Task to complete
Retype, exactly as they stand, the lines from the start of the data to the line that contains "FS_TITLE = 29.5", both ends included. Leave the pictures out.

Collected material
- - - - - - -

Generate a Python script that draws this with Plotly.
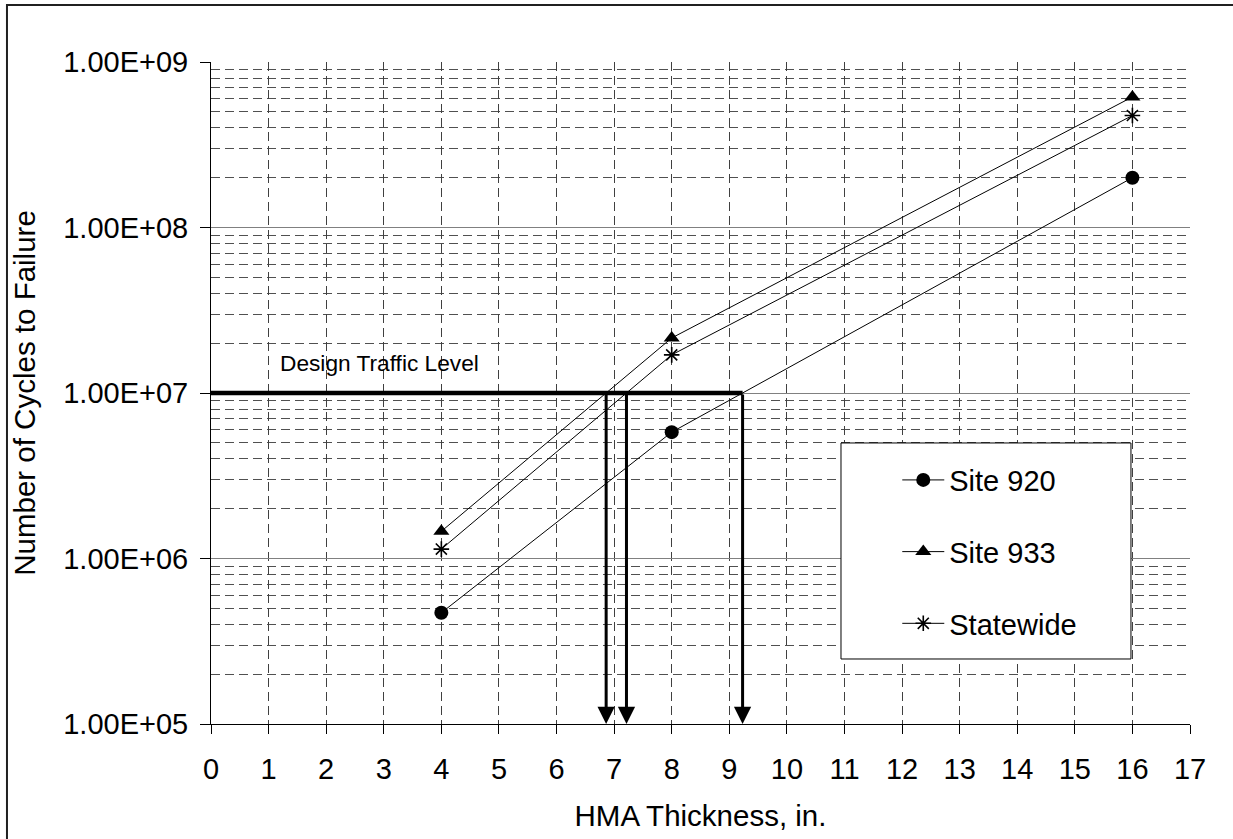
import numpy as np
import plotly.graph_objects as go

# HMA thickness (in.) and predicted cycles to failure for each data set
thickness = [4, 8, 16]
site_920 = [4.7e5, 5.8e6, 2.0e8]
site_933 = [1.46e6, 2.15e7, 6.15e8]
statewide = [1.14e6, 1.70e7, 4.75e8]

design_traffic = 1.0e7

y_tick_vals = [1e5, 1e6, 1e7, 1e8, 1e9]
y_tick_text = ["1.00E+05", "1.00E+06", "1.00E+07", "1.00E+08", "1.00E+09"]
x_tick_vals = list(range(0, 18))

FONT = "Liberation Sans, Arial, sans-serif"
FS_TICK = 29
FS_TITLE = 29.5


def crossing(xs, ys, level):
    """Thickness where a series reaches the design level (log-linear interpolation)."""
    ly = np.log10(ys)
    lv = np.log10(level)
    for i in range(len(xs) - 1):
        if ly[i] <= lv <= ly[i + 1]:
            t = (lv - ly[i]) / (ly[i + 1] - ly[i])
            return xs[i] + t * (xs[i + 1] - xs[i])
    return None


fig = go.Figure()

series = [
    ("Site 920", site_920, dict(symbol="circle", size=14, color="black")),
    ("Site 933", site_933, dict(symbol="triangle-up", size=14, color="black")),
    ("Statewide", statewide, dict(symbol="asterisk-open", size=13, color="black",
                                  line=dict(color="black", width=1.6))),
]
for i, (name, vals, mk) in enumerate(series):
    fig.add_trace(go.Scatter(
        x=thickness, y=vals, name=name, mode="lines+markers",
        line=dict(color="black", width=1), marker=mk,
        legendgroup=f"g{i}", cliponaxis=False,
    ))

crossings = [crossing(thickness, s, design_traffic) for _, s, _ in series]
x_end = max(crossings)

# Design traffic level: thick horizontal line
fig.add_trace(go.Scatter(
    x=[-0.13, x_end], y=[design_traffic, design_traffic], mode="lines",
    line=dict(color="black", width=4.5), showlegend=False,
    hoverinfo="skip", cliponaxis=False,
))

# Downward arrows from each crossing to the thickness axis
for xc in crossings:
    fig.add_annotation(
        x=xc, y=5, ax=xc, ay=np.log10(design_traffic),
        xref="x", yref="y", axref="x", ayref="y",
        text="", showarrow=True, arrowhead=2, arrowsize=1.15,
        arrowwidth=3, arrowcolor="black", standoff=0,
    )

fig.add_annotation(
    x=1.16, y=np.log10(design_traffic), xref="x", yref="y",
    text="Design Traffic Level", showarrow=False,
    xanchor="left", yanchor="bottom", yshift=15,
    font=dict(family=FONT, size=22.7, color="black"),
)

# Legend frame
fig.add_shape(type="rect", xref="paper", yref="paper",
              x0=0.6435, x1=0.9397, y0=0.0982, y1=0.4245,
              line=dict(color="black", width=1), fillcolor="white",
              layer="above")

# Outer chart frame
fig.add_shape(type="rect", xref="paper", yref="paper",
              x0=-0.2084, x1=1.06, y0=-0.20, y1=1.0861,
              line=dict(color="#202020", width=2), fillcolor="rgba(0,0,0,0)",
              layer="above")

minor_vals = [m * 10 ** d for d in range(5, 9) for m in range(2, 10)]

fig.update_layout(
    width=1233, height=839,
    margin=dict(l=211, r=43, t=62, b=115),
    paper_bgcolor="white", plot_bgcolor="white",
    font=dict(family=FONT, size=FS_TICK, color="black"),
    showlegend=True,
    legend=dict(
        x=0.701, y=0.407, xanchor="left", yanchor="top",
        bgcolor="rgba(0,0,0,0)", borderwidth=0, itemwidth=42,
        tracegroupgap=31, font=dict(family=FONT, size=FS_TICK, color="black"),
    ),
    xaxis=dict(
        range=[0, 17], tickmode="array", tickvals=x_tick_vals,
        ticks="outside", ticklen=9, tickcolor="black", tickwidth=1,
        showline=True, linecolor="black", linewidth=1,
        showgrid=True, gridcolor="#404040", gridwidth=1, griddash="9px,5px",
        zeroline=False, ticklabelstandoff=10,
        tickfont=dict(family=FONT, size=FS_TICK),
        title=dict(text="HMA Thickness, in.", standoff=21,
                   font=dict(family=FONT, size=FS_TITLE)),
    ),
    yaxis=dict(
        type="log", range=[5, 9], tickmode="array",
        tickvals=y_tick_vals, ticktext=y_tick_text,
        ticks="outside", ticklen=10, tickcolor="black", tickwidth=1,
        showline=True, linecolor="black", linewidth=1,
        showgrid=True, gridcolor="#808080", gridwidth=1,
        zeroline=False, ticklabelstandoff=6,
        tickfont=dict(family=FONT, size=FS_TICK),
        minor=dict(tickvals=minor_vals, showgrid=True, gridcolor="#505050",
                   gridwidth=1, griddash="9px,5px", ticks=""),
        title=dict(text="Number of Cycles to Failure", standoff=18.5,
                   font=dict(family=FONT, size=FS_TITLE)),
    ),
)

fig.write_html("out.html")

- - - - - - -

Response to this exercise
Generate a Python script that draws this with Plotly.
import numpy as np
import plotly.graph_objects as go

# HMA thickness (in.) and predicted cycles to failure for each data set
thickness = [4, 8, 16]
site_920 = [4.7e5, 5.8e6, 2.0e8]
site_933 = [1.46e6, 2.15e7, 6.15e8]
statewide = [1.14e6, 1.70e7, 4.75e8]

design_traffic = 1.0e7

y_tick_vals = [1e5, 1e6, 1e7, 1e8, 1e9]
y_tick_text = ["1.00E+05", "1.00E+06", "1.00E+07", "1.00E+08", "1.00E+09"]
x_tick_vals = list(range(0, 18))

FONT = "Liberation Sans, Arial, sans-serif"
FS_TICK = 29
FS_TITLE = 29.5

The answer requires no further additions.